THE FAMILY SCRAMBLE: PRETENDING NOTHING HAS HAPPENED
Heart patients and their families sometimes cooperate in denying that anyone in the family has heart disease; they seem to be playing a game of pretending that the illness is not real. This might lead to the nine signs of poor family coping described earlier in this chapter. In my experience, it is a mistake to assume that patients who deny illness are necessarily afraid of being sick. Although they often are, denial of illness frequently has more to do with the patient's fear of the impact that open acknowledgment of the illness will have on loved ones. Mr. Russo was an example.

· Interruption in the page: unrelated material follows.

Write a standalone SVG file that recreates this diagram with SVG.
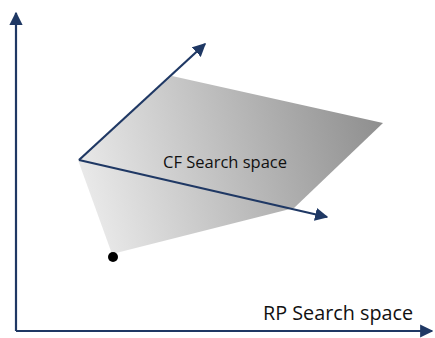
<svg xmlns="http://www.w3.org/2000/svg" width="435" height="338" viewBox="0 0 435 338">
<defs>
<linearGradient id="g" x1="78" y1="200" x2="383" y2="120" gradientUnits="userSpaceOnUse">
<stop offset="0" stop-color="#ececec"/>
<stop offset="1" stop-color="#8e8e8e"/>
</linearGradient>
<marker id="ah" viewBox="0 0 10 10" refX="9" refY="5" markerWidth="6" markerHeight="6" markerUnits="strokeWidth" orient="auto">
<path d="M0,0 L10,5 L0,10 z" fill="#1f3864"/>
</marker>
<style>
.ln{stroke:#1f3864;stroke-width:2.2;fill:none;marker-end:url(#ah)}
.lbl{font-family:"Open Sans","Liberation Sans",sans-serif;fill:#111}
</style>
</defs>
<rect width="435" height="338" fill="#fff"/>
<g id="cf-space">
<polygon points="78,160 172,76 383,123 294,208 112,254" fill="url(#g)"/>
<text class="lbl" x="163" y="168" font-size="16.5">CF Search space</text>
</g>
<g id="origin-point">
<circle cx="113" cy="257" r="5" fill="#000"/>
</g>
<g id="rp-label">
<text class="lbl" x="263" y="320" font-size="19.8">RP Search space</text>
</g>
<g id="connectors">
<polyline class="ln" points="16,331 16,13"/>
<polyline class="ln" points="16,331 432,331"/>
<polyline class="ln" points="79,160 205,44"/>
<polyline class="ln" points="79,160 327,217"/>
</g>
</svg>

Mr. Russo was the elderly, powerful patriarch of a close-knit family. He had lived much of his life accepting the role of protecting his wife from worries in order to help her cope with her tendency to suffer bouts of depression. When this man had a massive heart attack, he refused to implement cardiac rehabilitation recommendations. Whenever he was confronted by his doctor for his failure to begin exercising or stop smoking, Mr. Russo would simply say, "I'm not the only one to consider here."
This patient's reaction to his illness was certainly unhealthy from a medical standpoint, but his reaction made sense according to the unique logic of family teamwork. He denied his illness rather than force his wife to remember that he was sick. He did not have undue fears for himself; he was protecting his wife, just as he always had.